Hope is an escape from what is. Hope involves the belief that things will be better in the future, that there will be change psychologically if we just work hard enough. This is an illusion. Individuals have tried to change, governments, nations have tried to change. But until we understand our conditioning nothing will change. Making plans and hoping for change is an illusion.
Why not take the time to read what K has to say about this instead of postulating ideas and beliefs?
I suppose you can plan something, build something, let’s say, and hope it turns out right. That is not the hope K was talking about. When we try to change ourselves, psychologically, and we practice certain exercises or beliefs, like joining an organized religion and hope that we will become “better” people. That is an illusion. We will not change. Hope of change in this instance is a movement in time. We are this now and we will become something else later if we make the effort to change. There will be no change until we understand our conditioning. Our conditioning as an American, Englishman, Italian, a Christian, Buddhist, Muslim, etc.

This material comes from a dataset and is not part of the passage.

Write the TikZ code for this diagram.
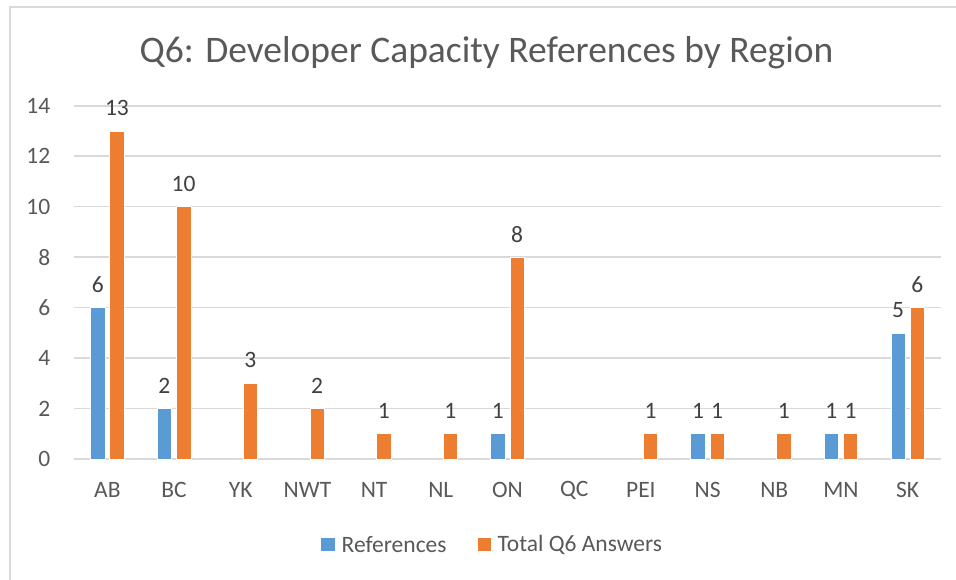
\documentclass[tikz,border=0pt]{standalone}
\usepackage{fontspec}
\setmainfont{Carlito}
\definecolor{refblue}{HTML}{5B9BD5}
\definecolor{totorange}{HTML}{ED7D31}
\definecolor{gridgray}{HTML}{D9D9D9}
\definecolor{txtgray}{HTML}{595959}
\definecolor{datgray}{HTML}{404040}
\begin{document}
\begin{tikzpicture}[x=1pt,y=-1pt,
  axlbl/.style={text=txtgray, font=\fontsize{23.5}{28}\selectfont, inner sep=0pt},
  datlbl/.style={text=datgray, font=\fontsize{23.5}{28}\selectfont, inner sep=0pt},
  gridline/.style={draw=gridgray, line width=1.6pt},
  refbar/.style={fill=refblue, draw=white, line width=0.6pt},
  totbar/.style={fill=totorange, draw=white, line width=0.6pt},
  titletext/.style={text=txtgray, font=\fontsize{37.5}{44}\selectfont, inner sep=0pt}]
\useasboundingbox (0,0) rectangle (956,580);
\fill[white] (0,0) rectangle (956,580);
\begin{scope}
  \clip (0,0) rectangle (956,580);
  \draw[gridgray, line width=2pt] (10,7) rectangle (975,600);
\end{scope}
% title
\node[titletext, anchor=base] (title) at (486.5,62.7) {Q6: Developer Capacity References by Region};
% gridlines and y labels
\foreach \k in {0,...,7} {
  \pgfmathsetmacro{\yy}{459-\k*50.47}
  \coordinate (gl-\k) at (74,\yy);
  \coordinate (gr-\k) at (941,\yy);
  \draw[gridline] (gl-\k) -- (gr-\k);
  \pgfmathtruncatemacro{\v}{2*\k}
  \node[axlbl, anchor=east] (ytick-\k) at (50.5,\yy) {\v};
}
% bars
\def\cw{66.69}
\def\hs{25.235}
\foreach \i/\nm/\r/\t in {1/AB/6/13, 2/BC/2/10, 3/YK/0/3, 4/NWT/0/2, 5/NT/0/1, 6/NL/0/1, 7/ON/1/8, 8/QC/0/0, 9/PEI/0/1, 10/NS/1/1, 11/NB/0/1, 12/MN/1/1, 13/SK/5/6} {
  \pgfmathsetmacro{\cx}{74+(\i-0.5)*\cw}
  \node[axlbl] (cat-\i) at (\cx,490) {\nm};
  \ifnum\r>0
    \pgfmathsetmacro{\top}{459-\r*\hs}
    \path[refbar] (\cx-16.8,459) rectangle (\cx-2.4,\top);
    \node[datlbl] (rl-\i) at (\cx-9.6,\top-23) {\r};
  \fi
  \ifnum\t>0
    \pgfmathsetmacro{\top}{459-\t*\hs}
    \path[totbar] (\cx+2.4,459) rectangle (\cx+16.8,\top);
    \node[datlbl] (tl-\i) at (\cx+9.6,\top-23) {\t};
  \fi
}
% legend
\fill[refblue] (321,538.3) rectangle (334.5,551);
\node[axlbl, anchor=west] (leg-ref) at (341.5,544.5) {References};
\fill[totorange] (477.7,538.3) rectangle (491.2,551);
\node[axlbl, anchor=west] (leg-tot) at (497.3,544.5) {Total Q6 Answers};
\end{tikzpicture}
\end{document}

A Jack Pine, a Dan McD…yes? We are totally conditioned. Our thoughts are conditioned, our conclusions are conditioned…we don’t ‘know’ and yet we act as if we do…that is ‘conditioning’, isn’t it?
When you go about doing “the mechanical things one has to do every day to live”, do you not hope to succeed at each one of those things?
In every practical, technical endeavor, there is the hope that you will accomplish it, since there is always the possibility that you won’t be able to. Any endeavor, regardless of how mundane, requires hope for the intended result.
The hope of becoming, however, is vain and foolish because it isn’t realistic, practical. It’s aspirational. There’s necessary hope and there’s vain hope.
No, I don’t. And I doubt if you do either. You’re stuck on this hope thing and you’re like a puppy with a bone. You’re just not going to let it go. Fine, that’s your problem not mine. Maybe someday you’ll be interested in what K pointed out about hope and other things instead of trying to prove you’re right.